Preliminary Recommendation

PVB should adopt the Destination Brewpub Model. The unit economics of on-site sales are superior to the low-margin, high-competition distribution segment. Given the age of current equipment and the unique character of the Pocatello warehouse, the brewery should prioritize becoming a regional tourism destination rather than a commodity manufacturer.

Implementation Roadmap: Destination Optimization

Critical Path

  1. Facility Audit: Complete a 30-day assessment of the warehouse structure to prioritize repairs that impact customer experience.
  2. Equipment Modernization: Replace the most volatile dairy-converted tanks with jacketed fermenters to ensure product consistency for taproom pours.
  3. Menu Engineering: Redesign the food program within 60 days to focus on high-margin items that pair specifically with the current beer portfolio.
  4. Event Programming: Launch a weekly curated event series to stabilize mid-week revenue.

Key Constraints

  • Capital Access: The ability to secure a renovation loan without over-leveraging the founder.
  • Labor Availability: Finding and retaining skilled kitchen staff in a smaller labor market like Pocatello.
  • Regulatory Compliance: Navigating Idaho liquor laws regarding on-site consumption and self-distribution limits.

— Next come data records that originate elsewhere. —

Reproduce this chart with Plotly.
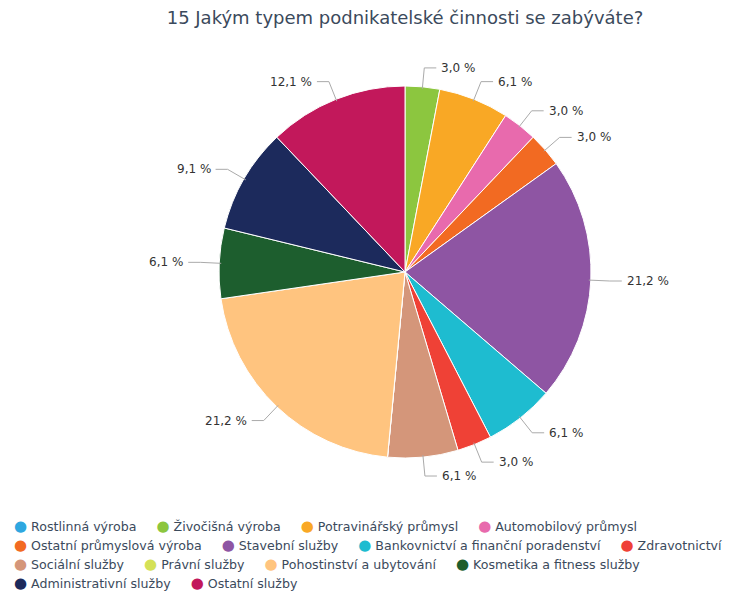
# Pie chart: 15 Jakým typem podnikatelské činnosti se zabýváte?
import math
import plotly.graph_objects as go

labels = ["Rostlinná výroba", "Živočišná výroba", "Potravinářský průmysl",
          "Automobilový průmysl", "Ostatní průmyslová výroba", "Stavební služby",
          "Bankovnictví a finanční poradenství", "Zdravotnictví", "Sociální služby",
          "Právní služby", "Pohostinství a ubytování", "Kosmetika a fitness služby",
          "Administrativní služby", "Ostatní služby"]
values = [0.0, 3.0, 6.1, 3.0, 3.0, 21.2, 6.1, 3.0, 6.1, 0.0, 21.2, 6.1, 9.1, 12.1]
colors = ["#2ea7e0", "#8cc63f", "#f9a825", "#e86aad", "#f26a22", "#8e55a3",
          "#1ebcd0", "#ef4136", "#d4967a", "#d4e157", "#ffc47f", "#1d5e2e",
          "#1c2a5c", "#c2185b"]
legend_rows = [[0, 1, 2, 3], [4, 5, 6, 7], [8, 9, 10, 11], [12, 13]]

W, H = 741, 592
cx, cy, r = 405, 272, 186      # pie centre / radius in pixels
lab_r = 205                    # radius where the connector bends
elbow = 12                     # horizontal part of the connector


def px(x, y):
    # pixel position -> paper coordinates
    return x / W, 1 - y / H


fig = go.Figure(go.Pie(
    labels=labels,
    values=values,
    sort=False,
    direction="clockwise",
    rotation=0,
    marker=dict(colors=colors, line=dict(color="white", width=1)),
    textinfo="none",
    hoverinfo="label+value",
    showlegend=False,
    domain=dict(x=[(cx - r) / W, (cx + r) / W],
                y=[1 - (cy + r) / H, 1 - (cy - r) / H]),
))

# percentage labels with bent connector lines
total = sum(values)
cum = 0.0
for v in values:
    if v > 0:
        ang = (cum + v / 2) / total * 2 * math.pi
        s, c = math.sin(ang), math.cos(ang)
        side = 1 if s >= 0 else -1
        p1 = px(cx + (r - 2) * s, cy - (r - 2) * c)
        p2 = px(cx + lab_r * s, cy - lab_r * c)
        p3 = px(cx + lab_r * s + side * elbow, cy - lab_r * c)
        fig.add_shape(type="path", xref="paper", yref="paper",
                      path=f"M {p1[0]},{p1[1]} L {p2[0]},{p2[1]} L {p3[0]},{p3[1]}",
                      line=dict(color="#aaaaaa", width=1))
        tx, ty = px(cx + lab_r * s + side * (elbow + 3), cy - lab_r * c)
        fig.add_annotation(
            xref="paper", yref="paper", x=tx, y=ty,
            text=f"{v:.1f} %".replace(".", ","), showarrow=False,
            xanchor="left" if side > 0 else "right", yanchor="middle",
            font=dict(family="DejaVu Sans", size=12, color="#333333"),
        )
    cum += v

# legend drawn as rows of text with coloured dots
row_y = [526, 545, 564, 583]
gap = "\u00a0" * 5
for ry, row in zip(row_y, legend_rows):
    parts = [f'<span style="color:{colors[i]};font-size:15px">●</span>\u00a0{labels[i]}'
             for i in row]
    fig.add_annotation(
        xref="paper", yref="paper", x=12 / W, y=1 - ry / H,
        text=gap.join(parts), showarrow=False,
        xanchor="left", yanchor="middle", align="left",
        font=dict(family="DejaVu Sans", size=12.6, color="#3b4a5c"),
    )

fig.update_layout(
    width=W, height=H,
    font=dict(family="DejaVu Sans", color="#3b4a5c"),
    title=dict(text="15 Jakým typem podnikatelské činnosti se zabýváte?",
               x=cx / W, xanchor="center", y=1 - 18 / H, yanchor="middle",
               font=dict(size=18, color="#3b4a5c")),
    margin=dict(l=0, r=0, t=0, b=0),
    paper_bgcolor="white",
)

fig.write_html("out.html", config={"displayModeBar": False},
               post_script="document.body.style.margin = '0';")
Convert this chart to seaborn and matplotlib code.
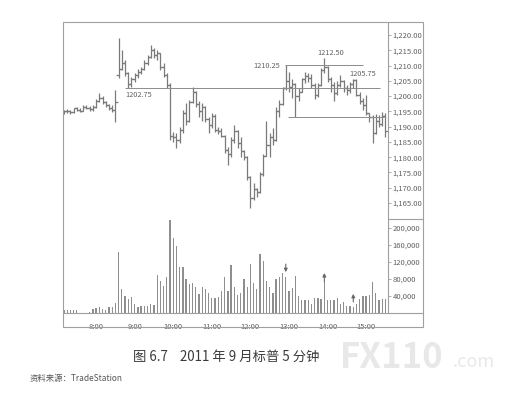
import pandas as pd
import numpy as np
import matplotlib
matplotlib.use('Agg')
import matplotlib.pyplot as plt
import seaborn as sns
from matplotlib.lines import Line2D
from matplotlib.patches import Rectangle
from matplotlib.ticker import FuncFormatter, FixedLocator

# 5-minute bars, 7:10 to 15:30
times = pd.date_range('2011-09-01 07:10', '2011-09-01 15:30', freq='5min')

opens = [1194.5, 1195.0, 1195.25, 1194.75, 1196.0, 1195.5, 1195.25, 1196.5, 1196.25, 1195.75,
         1196.5, 1198.5, 1199.5, 1198.0, 1197.0, 1196.0, 1195.5,
         1207.0, 1209.0, 1211.0, 1207.5, 1204.0, 1205.5, 1207.0, 1208.0, 1209.0, 1211.0,
         1212.75, 1215.0, 1213.5, 1214.0, 1209.5, 1207.0, 1203.5, 1187.0, 1186.5, 1185.5,
         1189.0, 1194.5, 1192.0, 1198.0, 1201.5, 1197.5, 1195.0, 1196.5, 1192.5, 1190.5,
         1193.5, 1189.0, 1188.5, 1187.0, 1182.5, 1181.0, 1185.5, 1188.5, 1184.5, 1182.0,
         1180.0, 1173.5, 1166.5, 1169.5, 1168.5, 1174.5, 1180.5, 1184.0, 1186.5, 1185.5,
         1195.0, 1197.5, 1202.5, 1205.0, 1203.0, 1204.0, 1200.0, 1201.5, 1205.5, 1206.5,
         1206.0, 1203.5, 1200.5, 1203.5, 1208.5, 1209.5, 1205.5, 1203.5, 1201.0, 1203.5,
         1205.0, 1202.5, 1202.0, 1204.0, 1205.25, 1200.5, 1198.5, 1197.0, 1194.5, 1193.0,
         1188.0, 1192.0, 1191.0, 1193.5]
highs = [1195.5, 1195.75, 1195.5, 1196.25, 1196.5, 1196.0, 1197.0, 1197.25, 1196.75, 1197.0,
         1199.0, 1201.0, 1200.0, 1198.5, 1197.5, 1197.0, 1202.0,
         1219.0, 1215.0, 1211.75, 1208.0, 1206.25, 1207.5, 1209.0, 1209.5, 1211.75, 1213.5,
         1216.75, 1215.75, 1215.0, 1214.0, 1210.75, 1207.5, 1204.25, 1188.25, 1188.0, 1190.0,
         1195.5, 1197.75, 1198.75, 1203.0, 1201.75, 1198.5, 1197.75, 1196.75, 1193.0, 1194.5,
         1194.0, 1190.0, 1189.5, 1187.25, 1183.5, 1186.5, 1190.5, 1188.75, 1186.5, 1182.5,
         1180.25, 1174.0, 1171.5, 1170.0, 1175.0, 1181.0, 1192.0, 1188.0, 1189.5, 1196.5,
         1198.75, 1203.0, 1210.25, 1207.75, 1205.5, 1204.25, 1202.5, 1206.0, 1208.0, 1207.5,
         1207.25, 1204.25, 1204.25, 1209.25, 1212.5, 1209.75, 1206.25, 1204.5, 1205.0, 1207.0,
         1205.25, 1203.5, 1204.5, 1205.75, 1205.5, 1201.5, 1199.5, 1200.25, 1194.5, 1193.75,
         1194.25, 1193.75, 1194.75, 1194.5]
lows = [1194.0, 1194.5, 1194.25, 1194.5, 1195.0, 1194.75, 1195.0, 1195.75, 1195.0, 1195.25,
        1196.25, 1198.0, 1197.5, 1196.5, 1195.5, 1194.75, 1191.5,
        1206.0, 1208.5, 1206.5, 1202.75, 1203.0, 1204.5, 1206.0, 1207.25, 1208.5, 1210.25,
        1212.5, 1212.5, 1211.75, 1208.5, 1206.25, 1202.5, 1185.5, 1185.0, 1183.0, 1184.5,
        1188.0, 1190.5, 1191.5, 1197.75, 1196.5, 1193.0, 1192.0, 1191.5, 1188.0, 1189.5,
        1188.25, 1187.75, 1186.5, 1181.5, 1177.5, 1180.0, 1184.5, 1183.0, 1180.0, 1179.0,
        1172.5, 1163.5, 1166.0, 1167.0, 1168.25, 1174.0, 1180.5, 1180.0, 1184.0, 1185.25,
        1193.0, 1197.25, 1202.0, 1201.5, 1199.5, 1193.25, 1198.5, 1201.25, 1204.25, 1204.5,
        1202.5, 1199.0, 1199.75, 1203.25, 1207.5, 1204.5, 1201.5, 1198.5, 1200.5, 1203.0,
        1201.25, 1200.5, 1201.0, 1202.5, 1200.0, 1197.5, 1195.5, 1193.75, 1191.5, 1184.75,
        1187.5, 1190.0, 1190.25, 1186.5]
closes = [1195.0, 1195.25, 1194.75, 1196.0, 1195.5, 1195.25, 1196.5, 1196.25, 1195.75, 1196.5,
          1198.5, 1199.5, 1198.0, 1197.0, 1196.0, 1195.5, 1198.0,
          1209.0, 1211.0, 1207.5, 1204.0, 1205.5, 1207.0, 1208.0, 1209.0, 1211.0, 1212.75,
          1215.0, 1213.5, 1214.0, 1209.5, 1207.0, 1203.5, 1187.0, 1186.5, 1185.5, 1189.0,
          1194.5, 1192.0, 1198.0, 1201.5, 1197.5, 1195.0, 1196.5, 1192.5, 1190.5, 1193.5,
          1189.0, 1188.5, 1187.0, 1182.5, 1181.0, 1185.5, 1188.5, 1184.5, 1182.0, 1180.0,
          1173.5, 1166.5, 1169.5, 1168.5, 1174.5, 1180.5, 1184.0, 1186.5, 1185.5, 1195.0,
          1197.5, 1202.5, 1205.0, 1203.0, 1204.0, 1200.0, 1201.5, 1205.5, 1206.5, 1206.0,
          1203.5, 1200.5, 1203.5, 1208.5, 1209.5, 1205.5, 1203.5, 1201.0, 1203.5, 1205.0,
          1202.5, 1202.0, 1204.0, 1205.25, 1200.5, 1198.5, 1197.0, 1194.5, 1193.0, 1188.0,
          1192.0, 1191.0, 1193.5, 1188.5]
# volume in thousands of contracts
volume = [8, 8, 8, 7, 8, 1, 1, 1, 2, 9, 12, 13, 10, 8, 13, 15, 24,
          144, 56, 40, 32, 38, 20, 13, 16, 17, 17, 20, 19, 89, 75, 64, 85,
          219, 177, 158, 107, 107, 79, 68, 71, 60, 45, 60, 56, 46, 36, 36, 37,
          52, 85, 52, 113, 62, 42, 46, 79, 62, 115, 71, 56, 139, 122, 75, 60,
          48, 80, 85, 94, 85, 52, 58, 87, 40, 30, 30, 30, 20, 36, 36, 34,
          74, 30, 30, 30, 36, 20, 26, 16, 16, 13, 20, 34, 40, 40, 42, 74,
          48, 30, 33, 33]

# support / resistance lines: (price, start, end)
level_prices = [1202.75, 1210.25, 1193.25]
level_starts = ['08:45', '12:54', '12:58']
level_ends = ['15:21', '14:55', '15:28']

# price labels
label_texts = ['1202.75', '1210.25', '1212.50', '1205.75']
label_times = ['08:45', '12:46', '14:05', '14:55']
label_prices = [1200.5, 1210.0, 1214.1, 1207.3]
label_align = ['left', 'right', 'center', 'center']

# arrows on volume panel: time, from, to (thousands)
arrow_times = ['12:55', '13:55', '14:40']
arrow_from = [115, 73, 26]
arrow_to = [96, 94, 45]

hour_ticks = ['8:00', '9:00', '10:00', '11:00', '12:00', '13:00', '14:00', '15:00']


def to_min(s):
    h, m = s.split(':')
    return int(h) * 60 + int(m)


df = pd.DataFrame({'time': times, 'open': opens, 'high': highs, 'low': lows,
                   'close': closes, 'volume': np.array(volume) * 1000})
df['minute'] = df['time'].dt.hour * 60 + df['time'].dt.minute

sns.set_theme(style='white')
plt.rcParams['font.family'] = ['Noto Sans CJK SC', 'DejaVu Sans']

bar_col = '#7a7a7a'
vol_col = '#8e8e8e'
frame_col = '#a0a0a0'
text_col = '#606060'
W, H = 513, 401
fig = plt.figure(figsize=(W / 100, H / 100), dpi=100)


def fig_box(x0, y0, x1, y1):
    return [x0 / W, (H - y1) / H, (x1 - x0) / W, (y1 - y0) / H]


ax_p = fig.add_axes(fig_box(63, 22, 388, 219))
ax_v = fig.add_axes(fig_box(63, 219, 388, 313))
xlim = (428.5, 934)

# price bars
ax_p.vlines(df['minute'], df['low'], df['high'], color=bar_col, lw=0.9)
ax_p.plot(df['minute'], df['open'], ls='none', marker=0, ms=2.2, mew=0.9, color=bar_col)
ax_p.plot(df['minute'], df['close'], ls='none', marker=1, ms=2.2, mew=0.9, color=bar_col)

for p, s, e in zip(level_prices, level_starts, level_ends):
    ax_p.hlines(p, to_min(s), to_min(e), color='#8c8c8c', lw=0.7)
for t, tm, p, a in zip(label_texts, label_times, label_prices, label_align):
    ax_p.text(to_min(tm), p, t, ha=a, va='center', fontsize=5.3, color=text_col)

ax_p.set_xlim(*xlim)
ax_p.set_ylim(1159.77, 1224.26)
ax_p.yaxis.tick_right()
ax_p.yaxis.set_major_locator(FixedLocator(np.arange(1165, 1221, 5)))
ax_p.yaxis.set_major_formatter(FuncFormatter(lambda v, _: f'{v:,.2f}'))
ax_p.set_xticks([])
ax_p.tick_params(axis='y', right=True, length=2, width=0.6, color=frame_col,
                 labelsize=5.5, labelcolor=text_col, pad=1.5)

# volume
sns.barplot(data=df, x='minute', y='volume', native_scale=True, color=vol_col,
            width=0.4, errorbar=None, ax=ax_v, linewidth=0, saturation=1)
for t, a, b in zip(arrow_times, arrow_from, arrow_to):
    ax_v.annotate('', xy=(to_min(t), b * 1000), xytext=(to_min(t), a * 1000),
                  arrowprops=dict(arrowstyle='-|>', color='#666666', lw=0.8,
                                  mutation_scale=5, shrinkA=0, shrinkB=0))
ax_v.set_xlim(*xlim)
ax_v.set_ylim(0, 221000)
ax_v.yaxis.tick_right()
ax_v.yaxis.set_major_locator(FixedLocator([40000, 80000, 120000, 160000, 200000]))
ax_v.yaxis.set_major_formatter(FuncFormatter(lambda v, _: f'{v:,.0f}'))
ax_v.set_xticks([to_min(h) for h in hour_ticks])
ax_v.set_xticklabels(hour_ticks)
ax_v.set_xlabel('')
ax_v.set_ylabel('')
ax_v.tick_params(axis='y', right=True, length=2, width=0.6, color=frame_col,
                 labelsize=5.5, labelcolor=text_col, pad=1.5)
ax_v.tick_params(axis='x', bottom=False, labelsize=5.5, labelcolor=text_col, pad=1.5)

for ax in (ax_p, ax_v):
    for side in ('top', 'left', 'bottom'):
        ax.spines[side].set_visible(False)
    ax.spines['right'].set_color(frame_col)
    ax.spines['right'].set_linewidth(0.8)
    ax.set_facecolor('white')

# outer frame and separators
fig.add_artist(Rectangle((63 / W, (H - 327) / H), 360 / W, 305 / H, transform=fig.transFigure,
                         fill=False, edgecolor=frame_col, lw=0.8))
fig.add_artist(Line2D([388 / W, 423 / W], [(H - 219) / H] * 2, color=frame_col, lw=0.8))
fig.add_artist(Line2D([63 / W, 423 / W], [(H - 313) / H] * 2, color=frame_col, lw=0.8))

# caption, watermark, source
fig.text(133 / W, (H - 357) / H, '图 6.7    2011 年 9 月标普 5 分钟', fontsize=9.6,
         color='#3a3a3a', va='center', ha='left')
fig.text(340 / W, (H - 358) / H, 'FX110', fontsize=25, fontweight='bold',
         color='#e8e8e8', va='center', ha='left')
fig.text(453 / W, (H - 362) / H, '.com', fontsize=13, color='#e8e8e8', va='center', ha='left')
fig.text(30 / W, (H - 378) / H, '资料来源：TradeStation', fontsize=6,
         color='#555555', va='center', ha='left')

fig.savefig('out.png', dpi=100, facecolor='white')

Risk-Adjusted Implementation Strategy

The plan assumes a phased rollout. Phase one focuses on taproom aesthetics and beer quality. If revenue increases by 15 percent within six months, phase two will trigger the purchase of additional fermentation capacity. This incremental approach prevents the business from taking on unmanageable debt if the local market does not respond as predicted.

Executive Review and BLUF

Bottom Line Up Front

Portneuf Valley Brewing must cease its pursuit of regional distribution and pivot exclusively to a destination brewpub model. The current strategy of using repurposed dairy equipment to compete in a professional manufacturing market is failing. By focusing on the taproom, the business captures 100 percent of the retail price and eliminates the logistical costs of distribution. Success requires immediate investment in the customer environment and production consistency. Stop trying to be a factory; start being a landmark.

Dangerous Assumption

The most consequential unchallenged premise is that the Pocatello market has sufficient untapped demand to support increased taproom volume. If the local population is already at peak craft beer consumption, the investment in facility upgrades will not generate the required return on investment.

Unaddressed Risks

Risk Probability Consequence
Founder Burnout High Loss of technical brewing expertise and brand identity.
Equipment Failure Medium Immediate cessation of production and revenue loss for 4-6 weeks.

Unconsidered Alternative

The analysis overlooked a Contract Brewing strategy. PVB could outsource the production of its core brands to a larger facility with modern canning lines. This would allow the brand to maintain a retail presence without the capital burden of purchasing new equipment, while the founder focuses exclusively on the brewpub experience and experimental small batches in Pocatello.